Outside of AI being mentioned well over 300 times at Computex 2024 (I lost count), the other big talking point of the show has been gaming handhelds — a charge led by the Asus ROG Ally X.
Available to pre-order now for $799, this isn’t a next generation handheld. It sports the same AMD Ryzen Z1 Extreme processor and 7-inch FHD panel with 120Hz refresh rate as the original ROG Ally.
But Asus has taken this chance of a mid-gen refresh and run with it. The battery capacity has been doubled to 80Wh, the RAM has doubled to 24GB, and the base storage starts at 1TB over last year’s 512GB.
All of this while keeping the weight under 700g, improving the ergonomic feel with better grips and vastly improved joysticks, and eliminating the mushiness of the D-pad. At $800, this is not for anyone who already has an Ally, but if you’re a first time Windows gaming handheld buyer, the X may indeed give it to you.
Asus ROG Ally X: Specs
Dimensions | 11 x 4.4 x 1.5 inches |
Weight | 1.49 pounds |
CPU | AMD Ryzen Z1 Extreme |
GPU | AMD Radeon Graphics |
RAM | 24GB LPDDR5x |
Storage | 1TB PCIe Gen 4×4 SSD |
Display | 7-inch FHD, 16:9, 120Hz refresh rate IPS panel |
Ports | 1x USB 4 Type-C, 1x USB 3.2 Gen 2 Type-C, 1x 3.5mm audio jack, 1x microSD card reader slot |
Wireless connectivity | Wi-Fi 6E and Bluetooth 5.2 |
Price | $800 USD |
Asus ROG Ally X: What we like
There’s a lot to like about Ally X — beefing up the important parts that formed our biggest gripes with the original Ally.
2x-ing it
This may just be a mid-cycle refresh, but oh my did Asus put a lot into it. While we weren’t able to benchmark the Ally X properly (look forward to our full review for that), the numbers give us good reason to be optimistic:
- Battery: doubled from 40Wh to 80Wh
- RAM: doubled from 12GB LPDDR5 running at 6400Mhz to 24GB of the faster 7500Mhz LPDDR5
- Storage: doubled from 512GB to 1TB with faster loading speeds
With this, it’s fair to assume this handheld will last longer and load games faster.
Ergonomically sound
When it came to the last ROG Ally, we had some gripes about the design — namely that the grips were too shallow to get a proper hold of the system, and the controls were a cramped mixture of mushy buttons and unreliable joysticks.
If Asus chose to do nothing to address these, the increased weight with a bigger battery could’ve been disastrous. But the enlarged chassis gives the controls more space to be expanded into, along with bigger grips too.

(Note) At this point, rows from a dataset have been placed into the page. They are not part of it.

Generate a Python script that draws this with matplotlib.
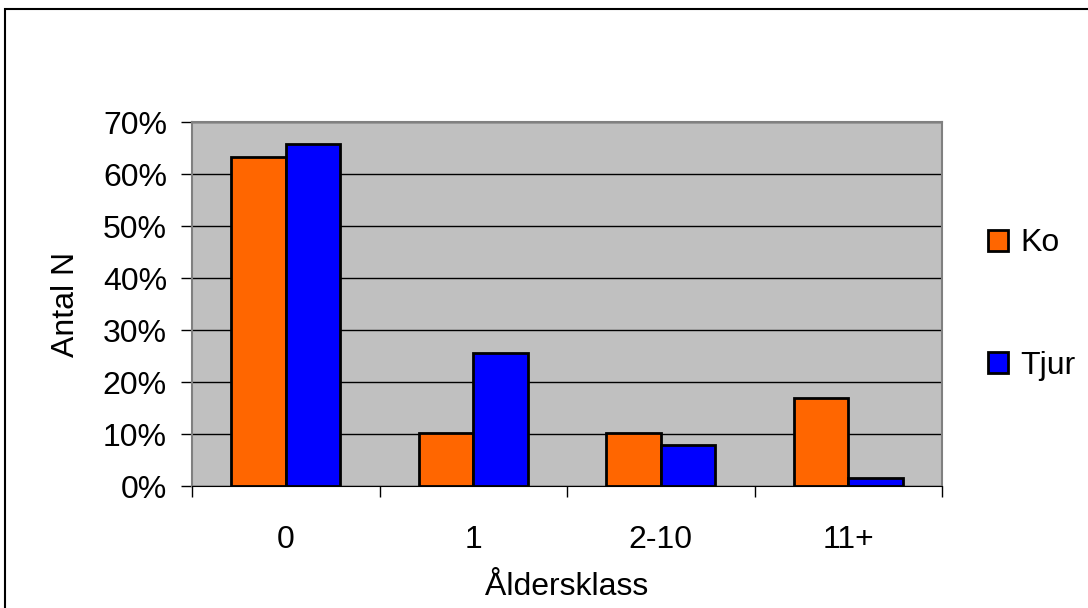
import matplotlib.pyplot as plt
import numpy as np
from matplotlib.patches import Rectangle
from matplotlib.ticker import FixedLocator, PercentFormatter

plt.rcParams['font.family'] = ['Liberation Sans', 'DejaVu Sans']

categories = ['0', '1', '2-10', '11+']
ko = [63.3, 10.2, 10.2, 16.9]
tjur = [65.8, 25.6, 7.9, 1.5]

fs = 23

fig = plt.figure(figsize=(10.88, 6.08), dpi=100)
# outer frame of the chart, cut off at right and bottom
fig.patches.append(Rectangle((5 / 1088, -0.1), 1.2, 1 - 9 / 608 + 0.1,
                             transform=fig.transFigure, fill=False,
                             edgecolor='black', linewidth=1.5))

ax = fig.add_axes([192 / 1088, 1 - 486 / 608, 750 / 1088, 364 / 608])
ax.set_facecolor('#C0C0C0')

x = np.arange(len(categories))
w = 0.29
ax.bar(x - w / 2, ko, w, color='#FF6600', edgecolor='black', linewidth=2, label='Ko', zorder=3)
ax.bar(x + w / 2, tjur, w, color='#0000FF', edgecolor='black', linewidth=2, label='Tjur', zorder=3)

ax.set_xlim(-0.5, len(categories) - 0.5)
ax.set_ylim(0, 70)
ax.set_yticks(np.arange(0, 71, 10))
ax.yaxis.set_major_formatter(PercentFormatter(decimals=0))
ax.grid(axis='y', color='black', linewidth=1, zorder=1)

ax.xaxis.set_major_locator(FixedLocator(np.arange(-0.5, len(categories), 1)))
ax.xaxis.set_minor_locator(FixedLocator(x))
ax.set_xticklabels([])
ax.set_xticklabels(categories, minor=True)
ax.tick_params(axis='x', which='major', length=8, width=1, direction='out')
ax.tick_params(axis='x', which='minor', length=0, pad=28, labelsize=fs)
ax.tick_params(axis='y', length=8, width=1, direction='out', pad=10, labelsize=fs)

for s in ['top', 'right', 'left']:
    ax.spines[s].set_color('#808080')
    ax.spines[s].set_linewidth(1.5)
ax.spines['bottom'].set_color('black')
ax.spines['bottom'].set_zorder(4)

ax.set_xlabel('Åldersklass', fontsize=fs, labelpad=12)
ax.set_ylabel('Antal N', fontsize=fs, labelpad=16)

fig.legend(loc='center left', bbox_to_anchor=(988 / 1088, 0.499), frameon=False,
           fontsize=fs, handlelength=0.63, handleheight=0.63, handletextpad=0.37,
           labelspacing=2.9, borderpad=0, borderaxespad=0)

fig.savefig('out.png', dpi=100)
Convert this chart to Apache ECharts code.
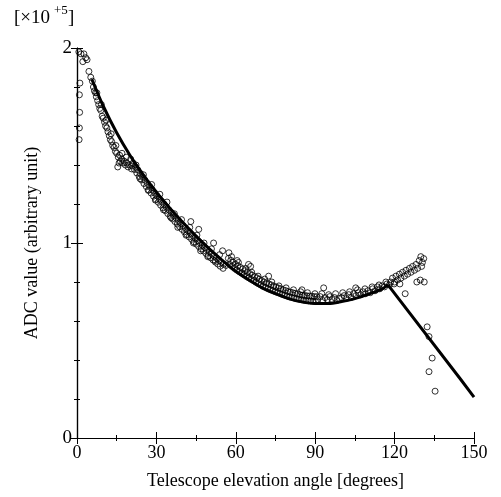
<!DOCTYPE html>
<html>
<head>
<meta charset="utf-8">
<script src="https://cdn.jsdelivr.net/npm/echarts@6/dist/echarts.min.js"></script>
<style>html,body{margin:0;padding:0;background:#fff}#c{width:501px;height:497px}</style>
</head>
<body>
<div id="c"></div>
<script>
// Fit curve, smooth part (angle in degrees, ADC value in units of 1e5)
const fitAngles = [5.6, 10, 15, 20, 25, 30, 35, 40, 45, 50, 55, 60, 65, 70, 75, 80, 85, 90, 95, 100, 105, 110, 115, 117.5];
const fitValues = [1.84, 1.70, 1.565, 1.45, 1.35, 1.26, 1.18, 1.105, 1.035, 0.97, 0.91, 0.855, 0.81, 0.77, 0.74, 0.715, 0.698, 0.69, 0.69, 0.70, 0.715, 0.737, 0.762, 0.785];
// Fit curve, straight falling part
const tailAngles = [117.5, 145, 150];
const tailValues = [0.785, 0.30, 0.21];

// Observed points [angle, value]
const obsPoints = [
[0.8,1.53],[0.9,1.59],[1.0,1.67],[0.9,1.76],[1.1,1.82],[0.7,1.98],[1.5,1.97],[2.6,1.97],[3.3,1.95],[3.8,1.94],[2.2,1.93],[4.5,1.88],[5.2,1.85],[5.8,1.83],
[6.2,1.80],[6.6,1.78],[7.0,1.77],[7.3,1.75],[7.8,1.73],[8.2,1.71],[8.6,1.69],[9.0,1.68],[9.5,1.65],[9.9,1.64],[10.4,1.62],[10.8,1.60],[11.3,1.59],[11.7,1.57],[12.2,1.55],[12.6,1.53],[13.1,1.52],[13.5,1.50],[14.0,1.49],[14.5,1.47],[15.0,1.46],[15.4,1.39],[15.9,1.41],[16.4,1.42],[16.9,1.43],[17.3,1.41],[17.8,1.42],[18.3,1.40],[18.8,1.41],[19.3,1.39],[19.8,1.40],[15.6,1.44],[16.1,1.45],
[7.5,1.77],[9.2,1.71],[11.0,1.63],[12.9,1.56],[14.7,1.50],[17.0,1.46],[18.6,1.44],
[20.3,1.43],[21.2,1.41],[22.1,1.39],[23.0,1.375],[23.9,1.357],[24.8,1.34],[25.7,1.322],[26.6,1.306],[27.5,1.29],[28.4,1.274],[29.3,1.258],[30.2,1.242],[31.1,1.227],[32.0,1.213],[32.9,1.199],[33.8,1.184],[34.7,1.17],[35.6,1.156],[36.5,1.142],[37.4,1.129],[38.3,1.116],[39.2,1.102],[40.1,1.089],[41.0,1.076],[41.9,1.063],[42.8,1.051],[43.7,1.038],[44.6,1.026],[45.5,1.013],[46.4,1.002],[47.3,0.99],[48.2,0.978],[49.1,0.967],[50.0,0.955],[50.9,0.944],[51.8,0.933],[52.7,0.923],[53.6,0.912],[54.5,0.901],[55.4,0.891],[56.3,0.885],
[20.8,1.395],[21.7,1.377],[22.6,1.359],[23.5,1.341],[24.4,1.323],[25.3,1.305],[26.2,1.289],[27.1,1.272],[28.0,1.256],[28.9,1.24],[29.8,1.224],[30.7,1.209],[31.6,1.194],[32.5,1.18],[33.4,1.166],[34.3,1.151],[35.2,1.137],[36.1,1.123],[37.0,1.11],[37.9,1.097],[38.8,1.083],[39.7,1.07],[40.6,1.057],[41.5,1.044],[42.4,1.031],[43.3,1.019],[44.2,1.006],[45.1,0.994],[46.0,0.982],[46.9,0.97],[47.8,0.959],[48.7,0.947],[49.6,0.935],[50.5,0.924],[51.4,0.913],[52.3,0.902],[53.2,0.892],[54.1,0.881],
[20.6,1.38],[22.3,1.40],[23.8,1.33],[25.1,1.35],[26.9,1.27],[28.2,1.30],[29.6,1.22],[31.3,1.25],[32.7,1.17],[34.0,1.21],[35.5,1.13],[36.8,1.15],[38.1,1.08],[39.5,1.12],[41.2,1.04],[42.6,1.08],[44.0,1.00],[45.3,1.04],[46.7,0.96],[48.0,1.00],[49.4,0.93],[50.8,0.97],[52.1,0.91],[53.9,0.94],[55.2,0.87],
[43.0,1.11],[46.0,1.07],[51.6,1.00],[55.0,0.96],[57.4,0.95],
[57.2,0.921],[58.1,0.911],[59.0,0.901],[59.9,0.891],[60.8,0.883],[61.7,0.875],[62.6,0.867],[63.5,0.858],[64.4,0.85],[65.3,0.843],[66.2,0.835],[67.1,0.828],[68.0,0.821],[68.9,0.814],[69.8,0.807],[70.7,0.80],[71.6,0.795],[72.5,0.79],[73.4,0.785],[74.3,0.779],[75.2,0.774],[76.1,0.769],[77.0,0.765],[77.9,0.76],[78.8,0.756],[79.7,0.751],[80.6,0.748],[81.5,0.745],[82.4,0.742],[83.3,0.739],[84.2,0.735],[85.1,0.732],[86.0,0.731],[86.9,0.729],[87.8,0.728],[88.7,0.727],[89.6,0.725],[90.5,0.725],
[57.7,0.89],[58.6,0.88],[59.5,0.87],[60.4,0.861],[61.3,0.853],[62.2,0.845],[63.1,0.837],[64.0,0.829],[64.9,0.821],[65.8,0.814],[66.7,0.807],[67.6,0.799],[68.5,0.792],[69.4,0.785],[70.3,0.778],[71.2,0.773],[72.1,0.767],[73.0,0.762],[73.9,0.757],[74.8,0.751],[75.7,0.746],[76.6,0.742],[77.5,0.737],[78.4,0.733],[79.3,0.728],[80.2,0.724],[81.1,0.721],[82.0,0.718],[82.9,0.715],[83.8,0.712],[84.7,0.709],[85.6,0.707],[86.5,0.705],[87.4,0.704],[88.3,0.703],[89.2,0.701],[90.1,0.70],
[58.4,0.93],[61.0,0.90],[63.7,0.87],[66.0,0.85],[68.4,0.83],[70.9,0.815],[73.6,0.80],[76.3,0.78],[79.0,0.77],[81.8,0.76],[84.5,0.75],[87.1,0.745],[89.9,0.74],[92.5,0.74],[95.1,0.735],[97.7,0.74],[100.4,0.745],[103.0,0.75],[106.0,0.76],[108.8,0.765],[111.5,0.775],[114.1,0.785],[116.7,0.80],
[91.0,0.71],[91.9,0.725],[92.8,0.705],[93.7,0.72],[94.6,0.71],[95.5,0.725],[96.4,0.71],[97.3,0.72],[98.2,0.705],[99.1,0.715],[100.0,0.72],[100.9,0.73],[101.8,0.715],[102.7,0.735],[103.6,0.72],[104.5,0.74],[105.4,0.73],[106.3,0.745],[107.2,0.735],[108.1,0.75],[109.0,0.74],[109.9,0.755],[110.8,0.745],[111.7,0.765],[112.6,0.755],[113.5,0.775],[114.4,0.765],[115.3,0.78],[116.2,0.775],[117.1,0.79],[118.0,0.785],
[65.6,0.88],[72.4,0.83],[93.2,0.77],[105.3,0.77],[64.8,0.89],[60.5,0.91],[85.0,0.76],
[118.5,0.80],[119.2,0.82],[119.8,0.79],[120.5,0.83],[121.1,0.81],[121.8,0.84],[122.4,0.82],[123.0,0.85],[123.7,0.83],[124.3,0.86],[124.9,0.84],[125.6,0.87],[126.2,0.85],[126.8,0.88],[127.5,0.86],[128.1,0.89],[128.7,0.87],[129.3,0.91],[129.9,0.93],[130.5,0.90],[131.0,0.92],[130.2,0.88],[128.4,0.80],[129.7,0.81],[131.2,0.80],[124.0,0.74],[120.0,0.80],[122.0,0.79],
[132.3,0.57],[133.0,0.52],[134.2,0.41],[133.0,0.34],[135.3,0.24]
];

const xTicks = [0, 30, 60, 90, 120, 150];
const yTicks = [0, 1, 2];
const xTitle = 'Telescope elevation angle [degrees]';
const yTitle = 'ADC value (arbitrary unit)';

const FONT = 'Liberation Serif';
const chart = echarts.init(document.getElementById('c'), null, {renderer: 'canvas'});
const axisCommon = {
  axisLine: {show: true, lineStyle: {color: '#000', width: 1.2}},
  axisTick: {show: true, inside: true, length: 6, lineStyle: {color: '#000', width: 1}},
  minorTick: {show: true, length: 3, lineStyle: {color: '#000', width: 1}},
  splitLine: {show: false},
  minorSplitLine: {show: false}
};
chart.setOption({
  animation: false,
  backgroundColor: '#fff',
  grid: {left: 77, right: 27, top: 48, bottom: 59},
  xAxis: [
    Object.assign({}, axisCommon, {
      type: 'value', min: xTicks[0], max: xTicks[xTicks.length-1], interval: 30,
      minorTick: Object.assign({}, axisCommon.minorTick, {splitNumber: 2}),
      axisLabel: {color: '#000', fontFamily: FONT, fontSize: 18, margin: 6},
      name: xTitle, nameLocation: 'middle', nameGap: 34,
      nameTextStyle: {color: '#000', fontFamily: FONT, fontSize: 18}
    }),
    Object.assign({}, axisCommon, {
      type: 'value', position: 'top', min: 0, max: 150, interval: 30,
      minorTick: Object.assign({}, axisCommon.minorTick, {splitNumber: 2}),
      axisLabel: {show: false}
    })
  ],
  yAxis: [
    Object.assign({}, axisCommon, {
      type: 'value', min: yTicks[0], max: yTicks[yTicks.length-1], interval: 1,
      minorTick: Object.assign({}, axisCommon.minorTick, {splitNumber: 5}),
      axisLabel: {color: '#000', fontFamily: FONT, fontSize: 19, margin: 5},
      name: yTitle, nameLocation: 'middle', nameGap: 36,
      nameTextStyle: {color: '#000', fontFamily: FONT, fontSize: 18}
    }),
    Object.assign({}, axisCommon, {
      type: 'value', position: 'right', min: 0, max: 2, interval: 1,
      minorTick: Object.assign({}, axisCommon.minorTick, {splitNumber: 5}),
      axisLabel: {show: false}
    })
  ],
  graphic: [
    {type: 'text', left: 14, top: 9, style: {text: '[×10', font: '19px "Liberation Serif"', fill: '#000'}},
    {type: 'text', left: 54, top: 4, style: {text: '+5', font: '13px "Liberation Serif"', fill: '#000'}},
    {type: 'text', left: 68, top: 9, style: {text: ']', font: '19px "Liberation Serif"', fill: '#000'}}
  ],
  series: [
    {
      type: 'scatter', data: obsPoints, symbol: 'circle', symbolSize: 6,
      itemStyle: {color: 'rgba(255,255,255,0)', borderColor: '#000', borderWidth: 1}, z: 2
    },
    {
      type: 'line', data: fitAngles.map((a, i) => [a, fitValues[i]]), smooth: 0.3, showSymbol: false,
      symbol: 'none', lineStyle: {color: '#000', width: 3}, z: 3
    },
    {
      type: 'line', data: tailAngles.map((a, i) => [a, tailValues[i]]), smooth: false, showSymbol: false,
      symbol: 'none', lineStyle: {color: '#000', width: 3, join: 'round'}, z: 3
    }
  ]
});
</script>
</body>
</html>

This results in a far more ergonomically sound structure to get your hands around, and while the battery adds an extra 70 grams to the weight too, it’s been placed centrally on the bottom for vastly improved weight distribution.
As for the controls themselves, the rubberized joysticks felt more comfortable, the face buttons weren’t so cramped and the D-Pad is super snappy and precise. Put simply, Asus has solved my key gripes.
Asus ROG Ally X: What we don’t like
While some has changed, other elements have stayed very much the same, which may start to show its age sooner rather than later — especially annoying given the price.
Sticking with Z1 Extreme
Look, I’m not saying the Ryzen Z1 Extreme is a bad chip. In fact, when it comes to the choice for gaming handhelds, it’s been the right one to make (looking at you, MSI Claw). But while everything else on this machine does indeed feel “next gen,” this holdout locks it in as a mere refresh.
I mean with the Ryzen AI 300 chips sitting right there, with a configurable Thermal Design Power (TDP) range of 15-45W compared to the Extreme’s 9-30W, this could’ve been a tasty, tasty no-brainer of an upgrade — more so given the battery capacity has been doubled.
And that display sticking rigidly to IPS kind of sucks. Not to say its bad screen tech, but this is the damn ROG Ally X — a second chance at Asus’ diamond in the rough. OLED would’ve aided the battery life while vastly improving picture quality.
You’re expecting me to pay HOW much!?
The price of Windows gaming handhelds has sat pretty at the $6-700 range. Kind of steep, but OK given what you can do with it. When you jump to $800, this becomes a different conversation — there are decent cheap gaming laptops with dedicated GPUs for that cost.
You’d need to be fully committed to the idea of a handheld to pay that much, and it goes without saying that if you already have an Ally, doubling the battery, RAM and storage are not enough to warrant buying the same thing again.
Asus ROG Ally X: Outlook
It’s clear that the ROG Ally X has been all about making the right choices, and Asus has mostly done that with its $800 handheld.
In the company’s second go-around, Asus has fixed the ergonomic woes and looks set to tackle the battery life problem too. I would’ve loved to see more done in terms of upgrading the display and CPU, but as far as mid-gen refreshes go, this is a big one.